▶ _TASK TO COMPLETE_: Pull out from the material below all lines with "TypeScript".

-- start MATERIALS PROVIDED --

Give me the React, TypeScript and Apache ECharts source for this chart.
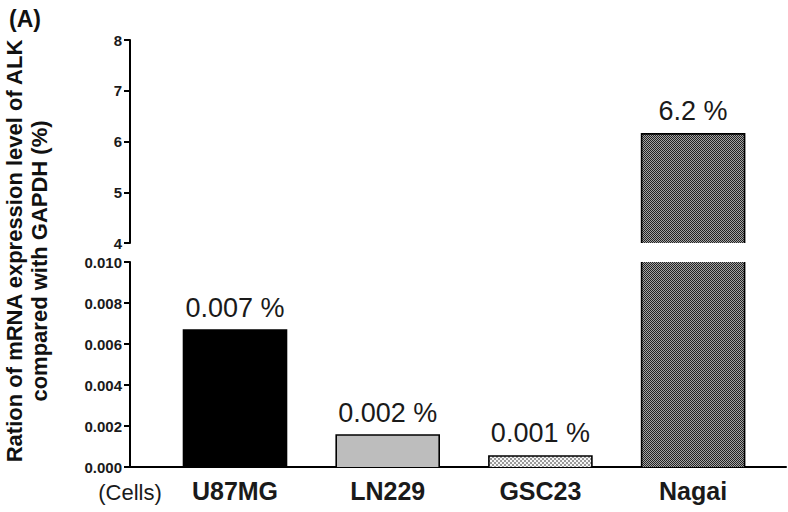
import React, { useEffect, useRef } from "react";
import * as echarts from "echarts";

// ---- data ----
const categories = ["U87MG", "LN229", "GSC23", "Nagai"];
const ratioValues = [0.00668, 0.00156, 0.00054, 6.15];
const valueLabels = ["0.007 %", "0.002 %", "0.001 %", "6.2 %"];
const upperRange = [4, 8];
const upperInterval = 1;
const lowerRange = [0, 0.01];
const lowerInterval = 0.002;
const xAxisPrefix = "(Cells)";
const panelTag = "(A)";
const yTitleLines = ["Ration of mRNA expression level of ALK", "compared with GAPDH (%)"];

// ---- layout (pixels) ----
const W = 788;
const H = 512;
const PLOT_LEFT = 130;
const PLOT_RIGHT = 786;
const TOP_TOP = 40;
const TOP_BOTTOM = 243;
const LOW_TOP = 262;
const LOW_BOTTOM = 467;
const FIRST_CENTER = 235;
const STEP = 152.7;
const BAR_W = 103;
const X_MIN = (PLOT_LEFT - FIRST_CENTER) / STEP;
const X_MAX = (PLOT_RIGHT - FIRST_CENTER) / STEP;

function makeChecker(cell: number, a: string, b: string) {
  const c = document.createElement("canvas");
  c.width = cell * 2;
  c.height = cell * 2;
  const ctx = c.getContext("2d")!;
  ctx.fillStyle = b;
  ctx.fillRect(0, 0, c.width, c.height);
  ctx.fillStyle = a;
  ctx.fillRect(0, 0, cell, cell);
  ctx.fillRect(cell, cell, cell, cell);
  return { image: c, repeat: "repeat", imageWidth: c.width, imageHeight: c.height } as any;
}

export default function App() {
  const ref = useRef<HTMLDivElement>(null);
  useEffect(() => {
    if (!ref.current) return;
    const chart = echarts.init(ref.current, null, { renderer: "svg", width: W, height: H });
    const fills: any[] = [
      "#000000",
      "#bdbdbd",
      makeChecker(2, "#9a9a9a", "#f6f6f6"),
      makeChecker(1, "#222222", "#a4a4a4"),
    ];
    const sans = "'Liberation Sans', Arial, sans-serif";
    const tickFont = { fontFamily: sans, fontWeight: "bold" as const, fontSize: 15, color: "#1a1a1a" };
    const yLine = { show: true, onZero: false, lineStyle: { color: "#000", width: 2 } };
    const yTick = { show: true, inside: false, length: 6, lineStyle: { color: "#000", width: 2 } };

    const makeRender = (lo: number, hi: number) => (params: any, api: any) => {
      const i = api.value(0);
      const v = api.value(1);
      if (v <= lo) return null;
      const clippedTop = v > hi;
      const top = Math.min(v, hi);
      const pTop = api.coord([i, top]);
      const pBase = api.coord([i, lo]);
      const x0 = pTop[0] - BAR_W / 2;
      const x1 = pTop[0] + BAR_W / 2;
      const stroke = { stroke: "#000", lineWidth: 1.6, fill: "none" };
      const children: any[] = [
        {
          type: "rect",
          shape: { x: x0, y: pTop[1], width: BAR_W, height: pBase[1] - pTop[1] },
          style: { fill: fills[params.dataIndex], stroke: "none" },
        },
      ];
      if (clippedTop) {
        children.push({ type: "line", shape: { x1: x0, y1: pTop[1], x2: x0, y2: pBase[1] }, style: stroke });
        children.push({ type: "line", shape: { x1: x1, y1: pTop[1], x2: x1, y2: pBase[1] }, style: stroke });
      } else {
        children.push({
          type: "polyline",
          shape: { points: [[x0, pBase[1]], [x0, pTop[1]], [x1, pTop[1]], [x1, pBase[1]]] },
          style: stroke,
        });
        children.push({
          type: "text",
          x: pTop[0],
          y: pTop[1] - 9,
          style: {
            text: valueLabels[params.dataIndex],
            fontFamily: sans,
            fontSize: 27,
            fill: "#1a1a1a",
            textAlign: "center",
            textVerticalAlign: "bottom",
          },
        });
      }
      return { type: "group", children };
    };

    const seriesData = ratioValues.map((v, i) => [i, v]);

    chart.setOption({
      animation: false,
      backgroundColor: "#ffffff",
      grid: [
        { left: PLOT_LEFT, width: PLOT_RIGHT - PLOT_LEFT, top: TOP_TOP, height: TOP_BOTTOM - TOP_TOP },
        { left: PLOT_LEFT, width: PLOT_RIGHT - PLOT_LEFT, top: LOW_TOP, height: LOW_BOTTOM - LOW_TOP },
      ],
      xAxis: [
        { type: "value", gridIndex: 0, min: X_MIN, max: X_MAX, show: false },
        {
          type: "value",
          gridIndex: 1,
          min: X_MIN,
          max: X_MAX,
          axisLine: { show: true, onZero: false, lineStyle: { color: "#000", width: 2 } },
          axisTick: { show: false },
          splitLine: { show: false },
          axisLabel: {
            customValues: categories.map((_, i) => i),
            formatter: (v: number) => categories[Math.round(v)] ?? "",
            fontFamily: sans,
            fontWeight: "bold",
            fontSize: 25,
            color: "#1a1a1a",
            margin: 11,
          },
        },
      ],
      yAxis: [
        {
          type: "value",
          gridIndex: 0,
          min: upperRange[0],
          max: upperRange[1],
          interval: upperInterval,
          axisLine: yLine,
          axisTick: yTick,
          splitLine: { show: false },
          axisLabel: { ...tickFont, margin: 8 },
        },
        {
          type: "value",
          gridIndex: 1,
          min: lowerRange[0],
          max: lowerRange[1],
          interval: lowerInterval,
          axisLine: yLine,
          axisTick: yTick,
          splitLine: { show: false },
          axisLabel: { ...tickFont, margin: 8, formatter: (v: number) => v.toFixed(3) },
        },
      ],
      series: [
        {
          type: "custom",
          xAxisIndex: 0,
          yAxisIndex: 0,
          encode: { x: 0, y: 1 },
          data: seriesData,
          renderItem: makeRender(upperRange[0], upperRange[1]),
        },
        {
          type: "custom",
          xAxisIndex: 1,
          yAxisIndex: 1,
          encode: { x: 0, y: 1 },
          data: seriesData,
          renderItem: makeRender(lowerRange[0], lowerRange[1]),
        },
      ],
      graphic: [
        {
          type: "text",
          left: 9,
          top: 7,
          style: { text: panelTag, fontFamily: sans, fontWeight: "bold", fontSize: 23, fill: "#111" },
        },
        {
          type: "text",
          x: 14,
          y: 251,
          rotation: Math.PI / 2,
          style: {
            text: yTitleLines[0],
            fontFamily: sans,
            fontWeight: "bold",
            fontSize: 22,
            fill: "#111",
            textAlign: "center",
            textVerticalAlign: "middle",
          },
        },
        {
          type: "text",
          x: 39,
          y: 261,
          rotation: Math.PI / 2,
          style: {
            text: yTitleLines[1],
            fontFamily: sans,
            fontWeight: "bold",
            fontSize: 22,
            fill: "#111",
            textAlign: "center",
            textVerticalAlign: "middle",
          },
        },
        {
          type: "text",
          x: 130,
          y: 492,
          style: {
            text: xAxisPrefix,
            fontFamily: sans,
            fontSize: 22,
            fill: "#1a1a1a",
            textAlign: "center",
            textVerticalAlign: "middle",
          },
        },
      ],
    });
    return () => chart.dispose();
  }, []);
  return (
    <div
      ref={ref}
      style={{ position: "fixed", left: 0, top: 0, width: W, height: H, background: "#fff" }}
    />
  );
}
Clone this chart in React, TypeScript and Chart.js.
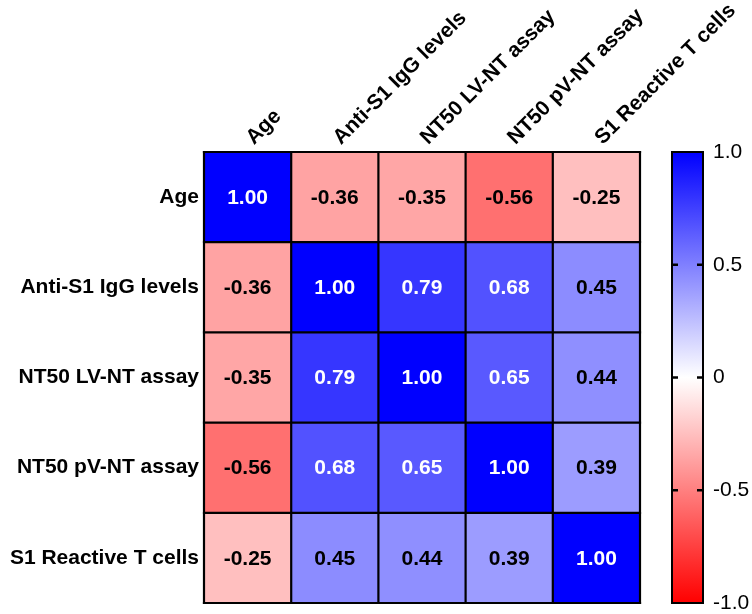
import React, { useEffect, useRef } from "react";
import { Chart, registerables } from "chart.js";

Chart.register(...registerables);

const columnLabels = ["Age", "Anti-S1 IgG levels", "NT50 LV-NT assay", "NT50 pV-NT assay", "S1 Reactive T cells"];
const rowLabels = ["Age", "Anti-S1 IgG levels", "NT50 LV-NT assay", "NT50 pV-NT assay", "S1 Reactive T cells"];

const ageRow = [1.0, -0.36, -0.35, -0.56, -0.25];
const antiS1Row = [-0.36, 1.0, 0.79, 0.68, 0.45];
const lvNtRow = [-0.35, 0.79, 1.0, 0.65, 0.44];
const pvNtRow = [-0.56, 0.68, 0.65, 1.0, 0.39];
const tCellsRow = [-0.25, 0.45, 0.44, 0.39, 1.0];
const matrixRows = [ageRow, antiS1Row, lvNtRow, pvNtRow, tCellsRow];

const colorBarTicks = [1, 0.5, 0, -0.5, -1];

const FONT = "'Liberation Sans', Arial, Helvetica, sans-serif";

function cellColor(v: number): string {
  if (v >= 0) {
    const c = Math.round(255 * (1 - v));
    return `rgb(${c},${c},255)`;
  }
  const c = Math.round(255 * (1 + v));
  return `rgb(255,${c},${c})`;
}

const gridLinesPlugin = {
  id: "gridLines",
  afterDatasetsDraw(chart: any) {
    const { ctx } = chart;
    const xs = chart.scales.x;
    const ys = chart.scales.y;
    ctx.save();
    ctx.strokeStyle = "#000";
    ctx.lineWidth = 2.2;
    const top = ys.getPixelForValue(0);
    const bottom = ys.getPixelForValue(rowLabels.length);
    const left = xs.getPixelForValue(-0.5);
    const right = xs.getPixelForValue(columnLabels.length - 0.5);
    for (let i = 0; i <= columnLabels.length; i++) {
      const x = xs.getPixelForValue(i - 0.5);
      ctx.beginPath();
      ctx.moveTo(x, top - 1.1);
      ctx.lineTo(x, bottom + 1.1);
      ctx.stroke();
    }
    for (let j = 0; j <= rowLabels.length; j++) {
      const y = ys.getPixelForValue(j);
      ctx.beginPath();
      ctx.moveTo(left - 1.1, y);
      ctx.lineTo(right + 1.1, y);
      ctx.stroke();
    }
    // cell values
    ctx.font = `bold 21px ${FONT}`;
    ctx.textAlign = "center";
    ctx.textBaseline = "middle";
    chart.data.datasets.forEach((ds: any, di: number) => {
      const meta = chart.getDatasetMeta(di);
      meta.data.forEach((bar: any, ci: number) => {
        const v = ds.corr[ci];
        const cx = bar.x;
        const cy = (bar.y + bar.base) / 2;
        ctx.fillStyle = v >= 0.6 ? "#fff" : "#000";
        ctx.fillText(v.toFixed(2), cx, cy + 1);
      });
    });
    ctx.restore();
  },
};

const colorBarPlugin = {
  id: "colorBar",
  afterDraw(chart: any) {
    const { ctx, chartArea } = chart;
    const cb = chart.scales.cb;
    const x0 = chartArea.right + 32;
    const x1 = chartArea.right + 63;
    const yTop = cb.getPixelForValue(1);
    const yBot = cb.getPixelForValue(-1);
    ctx.save();
    const g = ctx.createLinearGradient(0, yTop, 0, yBot);
    g.addColorStop(0, cellColor(1));
    g.addColorStop(0.5, cellColor(0));
    g.addColorStop(1, cellColor(-1));
    ctx.fillStyle = g;
    ctx.fillRect(x0, yTop, x1 - x0, yBot - yTop);
    ctx.strokeStyle = "#000";
    ctx.lineWidth = 2;
    ctx.strokeRect(x0, yTop, x1 - x0, yBot - yTop);
    ctx.lineWidth = 2.5;
    colorBarTicks.forEach((t) => {
      if (Math.abs(t) === 1) return;
      const y = cb.getPixelForValue(t);
      ctx.beginPath();
      ctx.moveTo(x0, y);
      ctx.lineTo(x0 + 6, y);
      ctx.moveTo(x1 - 6, y);
      ctx.lineTo(x1, y);
      ctx.stroke();
    });
    ctx.restore();
  },
};

export default function App() {
  const canvasRef = useRef<HTMLCanvasElement | null>(null);

  useEffect(() => {
    document.body.style.margin = "0";
    const canvas = canvasRef.current;
    if (!canvas) return;
    Chart.defaults.font.family = FONT;
    Chart.defaults.color = "#000";

    const datasets = matrixRows.map((row, ri) => ({
      label: rowLabels[ri],
      data: row.map(() => 1),
      corr: row,
      backgroundColor: row.map((v) => cellColor(v)),
      borderWidth: 0,
      barPercentage: 1,
      categoryPercentage: 1,
      stack: "cells",
    }));

    const chart = new Chart(canvas, {
      type: "bar",
      data: { labels: columnLabels, datasets: datasets as any },
      options: {
        responsive: false,
        animation: false,
        devicePixelRatio: 1,
        layout: { padding: { left: 0, top: 0, right: 0, bottom: 11 } },
        plugins: { legend: { display: false }, tooltip: { enabled: false } },
        scales: {
          x: {
            position: "top",
            stacked: true,
            offset: true,
            grid: { display: false, drawTicks: false },
            border: { display: false },
            ticks: {
              autoSkip: false,
              minRotation: 45,
              maxRotation: 45,
              padding: 2,
              labelOffset: 20,
              color: "#000",
              font: { size: 21, weight: "bold", family: FONT },
            },
            afterFit(scale: any) {
              scale.height = 152;
            },
          },
          y: {
            type: "linear",
            position: "left",
            stacked: true,
            reverse: true,
            min: 0,
            max: rowLabels.length,
            grid: { display: false, drawTicks: false },
            border: { display: false },
            afterBuildTicks(axis: any) {
              axis.ticks = rowLabels.map((_, i) => ({ value: i + 0.5 }));
            },
            ticks: {
              padding: 5,
              color: "#000",
              font: { size: 21, weight: "bold", family: FONT },
              callback: (v: any) => rowLabels[Math.floor(Number(v))],
            },
            afterFit(scale: any) {
              scale.width = 204;
              scale.paddingTop = 0;
              scale.paddingBottom = 0;
            },
          },
          cb: {
            type: "linear",
            position: "right",
            min: -1,
            max: 1,
            grid: {
              display: true,
              drawOnChartArea: false,
              drawTicks: true,
              tickLength: 72,
              tickColor: "rgba(0,0,0,0)",
            },
            border: { display: false },
            afterBuildTicks(axis: any) {
              axis.ticks = colorBarTicks.map((v) => ({ value: v }));
            },
            ticks: {
              padding: 1,
              color: "#000",
              font: { size: 21, family: FONT },
              callback: (v: any) => (Number(v) === 0 ? "0" : Number(v).toFixed(1)),
            },
            afterFit(scale: any) {
              scale.width = 112;
              scale.paddingTop = 0;
              scale.paddingBottom = 0;
            },
          },
        },
      } as any,
      plugins: [gridLinesPlugin, colorBarPlugin],
    });
    return () => chart.destroy();
  }, []);

  return (
    <div style={{ width: 752, height: 614, background: "#fff" }}>
      <canvas ref={canvasRef} width={752} height={614} />
    </div>
  );
}
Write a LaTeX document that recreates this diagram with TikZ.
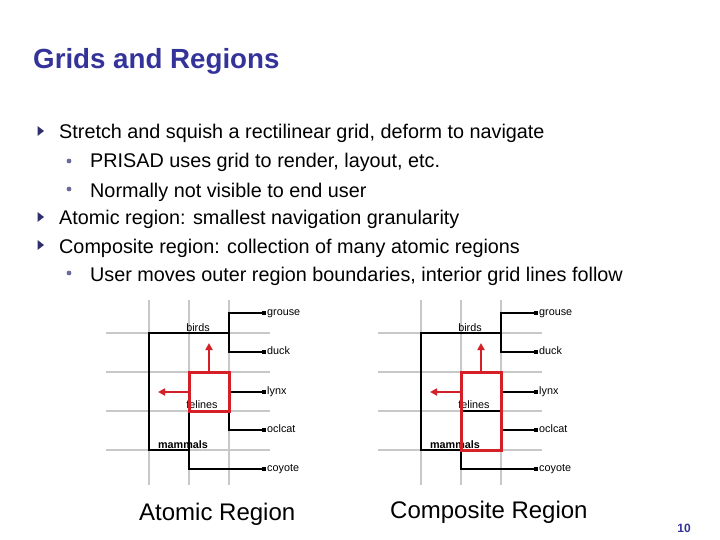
\documentclass[tikz,border=0pt]{standalone}
\usepackage{fontspec}
\setmainfont{Liberation Sans}
\usetikzlibrary{arrows.meta}

\definecolor{slidenavy}{HTML}{333399}
\definecolor{bulletnavy}{HTML}{2E2E6E}
\definecolor{dotgray}{HTML}{6A6A9A}
\definecolor{regionred}{HTML}{D62027}
\definecolor{gridgray}{HTML}{C8C8C8}

\begin{document}
\begin{tikzpicture}[x=1pt, y=-1pt,
    gridline/.style={gridgray, line width=1.4pt},
    branch/.style={black, line width=2.5pt},
    leafline/.style={branch, -{Square[length=4pt]}},
    leaf/.style={anchor=west, inner xsep=1pt, inner ysep=0pt,
      text height=7pt, text depth=2pt, font=\fontsize{10.8}{12}\selectfont},
    tag/.style={anchor=base, inner sep=0pt, font=\fontsize{10.8}{12}\selectfont},
    regionbox/.style={draw=regionred, line width=3pt, minimum width=40pt,
      inner sep=0pt, outer sep=0pt, anchor=north west},
    move/.style={regionred, line width=2.4pt, -{Triangle[length=7pt,width=7pt]}},
    bodytext/.style={anchor=base west, inner sep=0pt, font=\fontsize{19.8}{23}\selectfont},
    caption/.style={anchor=base west, inner sep=0pt, font=\fontsize{24}{28}\selectfont}]

  % page frame, pixel units (y runs down)
  \useasboundingbox (0,0) rectangle (720,540);

  % ------------------------------------------------------------------ title
  \node[anchor=base west, inner sep=0pt, slidenavy,
    font=\fontsize{27.7}{32}\selectfont\bfseries] (title) at (33,69) {Grids and Regions};

  % ---------------------------------------------------------------- bullets
  \foreach \y in {131, 217, 245}
    \fill[bulletnavy] (37.5,\y-5) -- (44,\y) -- (37.5,\y+5) -- cycle;
  \foreach \y in {161, 189, 273}
    \fill[dotgray] (69,\y) circle (2.4pt);

  \node[bodytext] (l1) at (59,139)
    {Stretch and squish a rectilinear grid, deform to navigate};
  \node[bodytext] (l2) at (90,168) {PRISAD uses grid to render, layout, etc.};
  \node[bodytext] (l3) at (90,197) {Normally not visible to end user};
  \node[bodytext] (l4) at (59,225) {Atomic region: smallest navigation granularity};
  \node[bodytext] (l5) at (59,253) {Composite region: collection of many atomic regions};
  \node[bodytext] (l6) at (90,281)
    {User moves outer region boundaries, interior grid lines follow};

  % ------------------------------------------------- the two tree pictures
  % Same tree twice; only the red region differs (one cell vs. two cells).
  \foreach \dx/\bh/\nm in {0/39/atom, 272/78/comp} {
    \begin{scope}[xshift=\dx pt]
      % layout grid
      \foreach \x in {149, 189, 229}
        \draw[gridline] (\x,300) -- (\x,485);
      \foreach \y in {333, 372, 411, 450}
        \draw[gridline] (106,\y) -- (270,\y);

      % junctions
      \coordinate (\nm-bC) at (149,333);
      \coordinate (\nm-bJ) at (229,333);
      \coordinate (\nm-mC) at (149,450);
      \coordinate (\nm-mJ) at (189,450);
      \coordinate (\nm-fL) at (189,411);
      \coordinate (\nm-fJ) at (229,411);

      % leaves
      \node[leaf] (\nm-grouse) at (266,313) {grouse};
      \node[leaf] (\nm-duck)   at (266,352) {duck};
      \node[leaf] (\nm-lynx)   at (266,392) {lynx};
      \node[leaf] (\nm-oclcat) at (266,430) {oclcat};
      \node[leaf] (\nm-coyote) at (266,469) {coyote};

      % branches
      \draw[branch] (\nm-bJ) -- (\nm-bC) -- (\nm-mC) -- (\nm-mJ);
      \draw[branch] (\nm-fL) -- (\nm-fJ);
      \draw[leafline] (\nm-bJ) |- (\nm-grouse.west);
      \draw[leafline] (\nm-bJ) |- (\nm-duck.west);
      \draw[leafline] (\nm-fJ) |- (\nm-lynx.west);
      \draw[leafline] (\nm-fJ) |- (\nm-oclcat.west);
      \draw[leafline] (\nm-fL) |- (\nm-coyote.west);

      % inner labels
      \node[tag] (\nm-birds)   at (198,331) {birds};
      \node[tag] (\nm-felines) at (202,408) {felines};
      \node[tag, font=\fontsize{10.8}{12}\selectfont\bfseries]
        (\nm-mammals) at (183,448) {mammals};

      % the region and its move handles
      \node[regionbox, minimum height=\bh pt] (\nm-box) at (189,372) {};
      \coordinate (\nm-up)   at (209,343);
      \coordinate (\nm-left) at (158,392);
      \draw[move] (\nm-box.north) -- (\nm-up);
      \draw[move] (\nm-box.west |- \nm-lynx.west) -- (\nm-left);
    \end{scope}
  }

  % --------------------------------------------------------------- captions
  \node[caption] (atomcap) at (139,520) {Atomic Region};
  \node[caption] (compcap) at (390,518) {Composite Region};

  \node[anchor=base, inner sep=0pt, slidenavy,
    font=\fontsize{12}{14}\selectfont\bfseries] (pageno) at (684,532) {10};

\end{tikzpicture}
\end{document}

-- end MATERIALS PROVIDED --

▶ _FINAL RESULT_:
Give me the React, TypeScript and Apache ECharts source for this chart.
Clone this chart in React, TypeScript and Chart.js.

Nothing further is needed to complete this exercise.